Were there one or several parts of the experience especially meaningful or significant to you?    Felt Curiosity: How changeable time is, Felt Humbled: God's presence,

The perfect understanding which brought perfect peace,

To be useful and fulfill purpose needed the empathy/knowledge developed within the life review

How do you currently view the reality of your experience:            Experience was definitely real            Without a doubt, real but I find myself more attached to this life now than immediately after the experience. I was ready to die and go back in a heart beat after I realized in the fullness of time, I was not condemned, and in fact God chose me, I did not choose him, as it says. I find myself fearful of the dying moment cause it feels like stepping off a cliff and also, I love so many people now I can't bear to leave them. I seem to always be the one caring for people who die and recently my 20 yr old nephew died tragically and those left behind are so devastated. It was and is very real but the separation from some though for a short time is a hard thing to bear.

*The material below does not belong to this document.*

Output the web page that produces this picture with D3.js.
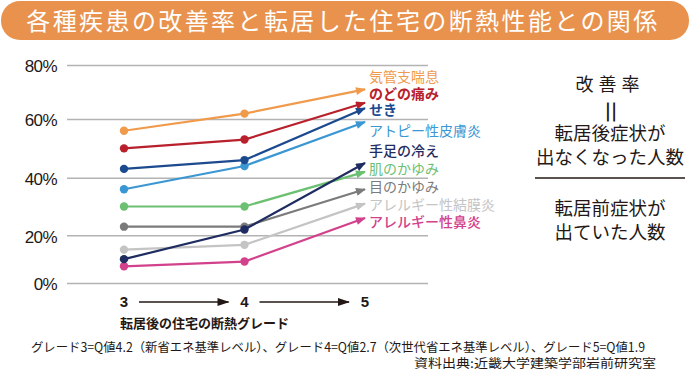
<!DOCTYPE html>
<html>
<head>
<meta charset="utf-8">
<script src="https://cdn.jsdelivr.net/npm/d3@7"></script>
<style>
  body { margin: 0; background: #fff; }
  text { font-family: "Noto Sans CJK JP", "Noto Sans", sans-serif; }
</style>
</head>
<body>
<svg id="chart" width="690" height="370"></svg>
<script>
// grades on the x axis (3 -> 4 -> 5)
const grades = [3, 4, 5];
const yTicks = [0, 20, 40, 60, 80];

// improvement rate (%) per grade
const kikanshi = [56, 62, 71];   // 気管支喘息
const nodo     = [50, 53, 66];   // のどの痛み
const seki     = [43, 46, 64];   // せき
const atopy    = [36, 44, 59];   // アトピー性皮膚炎
const teashi   = [10, 22, 45];   // 手足の冷え
const hada     = [30, 30, 42];   // 肌のかゆみ
const me       = [23, 23, 36];   // 目のかゆみ
const ketsumaku = [14, 16, 31];  // アレルギー性結膜炎
const bien     = [7, 9, 26];     // アレルギー性鼻炎

const seriesNames = ["気管支喘息", "のどの痛み", "せき", "アトピー性皮膚炎", "手足の冷え",
  "肌のかゆみ", "目のかゆみ", "アレルギー性結膜炎", "アレルギー性鼻炎"];
const seriesValues = [kikanshi, nodo, seki, atopy, teashi, hada, me, ketsumaku, bien];
const seriesColors = ["#f09a4c", "#b8202c", "#1c4a8f", "#3a97d3", "#1f2c62",
  "#6cc072", "#7b7b7b", "#c4c4c4", "#d2418b"];
// label rows on the right (y centre)
const labelY = [77, 94, 110, 131, 151, 169, 187, 205, 222];
const labelWeight = [400, 700, 700, 400, 500, 400, 400, 400, 500];

const svg = d3.select("#chart");

// title bar
svg.append("rect")
  .attr("x", 1).attr("y", 1).attr("width", 688).attr("height", 39)
  .attr("rx", 19).attr("fill", "#e8924d");
svg.append("text")
  .attr("x", 343).attr("y", 21).attr("dy", "0.36em")
  .attr("text-anchor", "middle").attr("fill", "#fff")
  .attr("font-size", 24).attr("letter-spacing", 2.4)
  .text("各種疾患の改善率と転居した住宅の断熱性能との関係");

const x = d3.scaleLinear().domain([3, 5]).range([124, 365]);
// the printed grid is not evenly spaced, follow it
const y = d3.scaleLinear().domain(yTicks).range([283, 235.3, 177.7, 119, 65]);

const gridLeft = 67, gridRight = 428;

const yAxis = svg.append("g")
  .attr("transform", "translate(" + gridLeft + ",0)")
  .call(d3.axisLeft(y).tickValues(yTicks).tickFormat(d => d + "%")
    .tickSize(-(gridRight - gridLeft)).tickPadding(10));
yAxis.select(".domain").remove();
yAxis.selectAll(".tick line").attr("stroke", "#b3b3b3").attr("stroke-width", 1.5);
yAxis.selectAll(".tick text")
  .attr("x", -10).attr("dy", "0.4em")
  .style("font-family", "'Liberation Sans', Arial, sans-serif")
  .attr("font-size", 17).attr("fill", "#231815")
  .attr("letter-spacing", -0.6);

// arrow markers, one per colour
const defs = svg.append("defs");
seriesColors.forEach((c, i) => {
  defs.append("marker")
    .attr("id", "arr" + i)
    .attr("markerUnits", "userSpaceOnUse")
    .attr("viewBox", "0 0 10 8")
    .attr("markerWidth", 11).attr("markerHeight", 8)
    .attr("refX", 9).attr("refY", 4)
    .attr("orient", "auto")
    .append("path").attr("d", "M0,0 L10,4 L0,8 Z").attr("fill", c);
});
defs.append("marker")
  .attr("id", "arrBlack")
  .attr("markerUnits", "userSpaceOnUse")
  .attr("viewBox", "0 0 12 8")
  .attr("markerWidth", 13).attr("markerHeight", 8)
  .attr("refX", 11).attr("refY", 4)
  .attr("orient", "auto")
  .append("path").attr("d", "M0,0 L12,4 L0,8 Z").attr("fill", "#231815");

const line = d3.line().x((d, i) => x(grades[i])).y(d => y(d));

const order = d3.range(seriesValues.length).reverse();
order.forEach(i => {
  const vals = seriesValues[i];
  const g = svg.append("g");
  g.append("path")
    .attr("d", line(vals))
    .attr("fill", "none")
    .attr("stroke", seriesColors[i])
    .attr("stroke-width", 2.2)
    .attr("marker-end", "url(#arr" + i + ")");
  g.selectAll("circle")
    .data(vals.slice(0, 2))
    .join("circle")
    .attr("cx", (d, j) => x(grades[j]))
    .attr("cy", d => y(d))
    .attr("r", 4.2)
    .attr("fill", seriesColors[i]);
});

// series labels
svg.append("g").selectAll("text")
  .data(seriesNames)
  .join("text")
  .attr("x", 369)
  .attr("y", (d, i) => labelY[i])
  .attr("dy", "0.34em")
  .attr("font-size", 14)
  .attr("font-weight", (d, i) => labelWeight[i])
  .attr("fill", (d, i) => seriesColors[i])
  .text(d => d);

// grade labels with arrows between them
const gx = svg.append("g");
gx.selectAll("text")
  .data(grades)
  .join("text")
  .attr("x", d => x(d))
  .attr("y", 302)
  .attr("dy", "0.36em")
  .attr("text-anchor", "middle")
  .style("font-family", "'Liberation Sans', Arial, sans-serif")
  .attr("font-size", 15).attr("font-weight", 700)
  .attr("fill", "#231815")
  .text(d => d);
gx.selectAll("line")
  .data(grades.slice(0, 2))
  .join("line")
  .attr("x1", d => x(d) + 15)
  .attr("x2", (d, i) => x(grades[i + 1]) - 16)
  .attr("y1", 302).attr("y2", 302)
  .attr("stroke", "#231815").attr("stroke-width", 1.6)
  .attr("marker-end", "url(#arrBlack)");
svg.append("text")
  .attr("x", 120).attr("y", 323)
  .attr("dy", "0.36em")
  .attr("font-size", 13).attr("font-weight", 700)
  .attr("fill", "#231815")
  .text("転居後の住宅の断熱グレード");

// right-hand definition
const rp = svg.append("g").attr("fill", "#231815").attr("text-anchor", "middle");
const rx = 610;
rp.append("text").attr("x", rx).attr("y", 85).attr("dy", "0.36em")
  .attr("font-size", 18).attr("letter-spacing", 5).text("改善率");
rp.append("text").attr("x", rx).attr("y", 112).attr("dy", "0.36em")
  .attr("font-size", 26).attr("transform", "rotate(90," + rx + ",112)").text("＝");
rp.append("text").attr("x", rx).attr("y", 133).attr("dy", "0.36em")
  .attr("font-size", 18.5).text("転居後症状が");
rp.append("text").attr("x", rx).attr("y", 157).attr("dy", "0.36em")
  .attr("font-size", 18.5).text("出なくなった人数");
svg.append("line")
  .attr("x1", 535).attr("x2", 685).attr("y1", 178).attr("y2", 178)
  .attr("stroke", "#231815").attr("stroke-width", 1.3);
rp.append("text").attr("x", rx).attr("y", 208).attr("dy", "0.36em")
  .attr("font-size", 18.5).text("転居前症状が");
rp.append("text").attr("x", rx).attr("y", 232).attr("dy", "0.36em")
  .attr("font-size", 18.5).text("出ていた人数");

// footnotes
svg.append("text")
  .attr("x", 31).attr("y", 347).attr("dy", "0.36em")
  .attr("font-size", 12.5).attr("fill", "#231815")
  .attr("textLength", 614).attr("lengthAdjust", "spacingAndGlyphs")
  .text("グレード3=Q値4.2（新省エネ基準レベル）、グレード4=Q値2.7（次世代省エネ基準レベル）、グレード5=Q値1.9");
svg.append("text")
  .attr("x", 656).attr("y", 363).attr("dy", "0.36em")
  .attr("text-anchor", "end")
  .attr("font-size", 12.5).attr("fill", "#231815")
  .attr("textLength", 242).attr("lengthAdjust", "spacingAndGlyphs")
  .text("資料出典:近畿大学建築学部岩前研究室");
</script>
</body>
</html>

Have your relationships changed specifically as a result of your experience?           Yes     I was withdrawn and victimized before. I attracted bad people and didn't see it. I still seem to attract some bad ones but I see it. I am very independent, strong, focused, but can be too loving and too giving. I have fewer and need fewer relationships but those I have are more meaningful. I do attract those that need help. It gets hard.

Have your religious beliefs/practices changed specifically as a result of your experience?           
Yes            I had no belief in such before. I began a lifetime journey of discovery so far as religion, spiritual matters and the like. I consider myself to have an evolved sense of God and the Universe.

Following the experience, have you had any other events in your life, medications or substances which reproduced any part of the experience?         No      

Is there anything else you would like to add concerning the experience?        In a recent Cat scan it was found I have a small hemmangioma or menningioma (tumor like mass of blood vessels) in the brain that is new. It was also found that I have 2 very large, very old, calcified ones. They could be from the strangulation.

Did the questions asked and information you provided so far accurately and comprehensively describe your experience?         Yes     My neck hurts, my everything hurts from sitting here so long and not being able to save this and afraid I'd lose all I typed so I may have hurried some things and been incomplete or not as accurate as I'd ordinarily be. Spelling mistakes too :D

Are there any other questions we could ask to help you communicate your experience?   Well, considering the late hour and how tired I am I can't think to good right now. I would invite you to email me with more questions or ask me to clarify things when I'm not so tired. I may like to revise when I'm more rested. You could provide some way to save this thing so a person can leave and come back later without losing it all.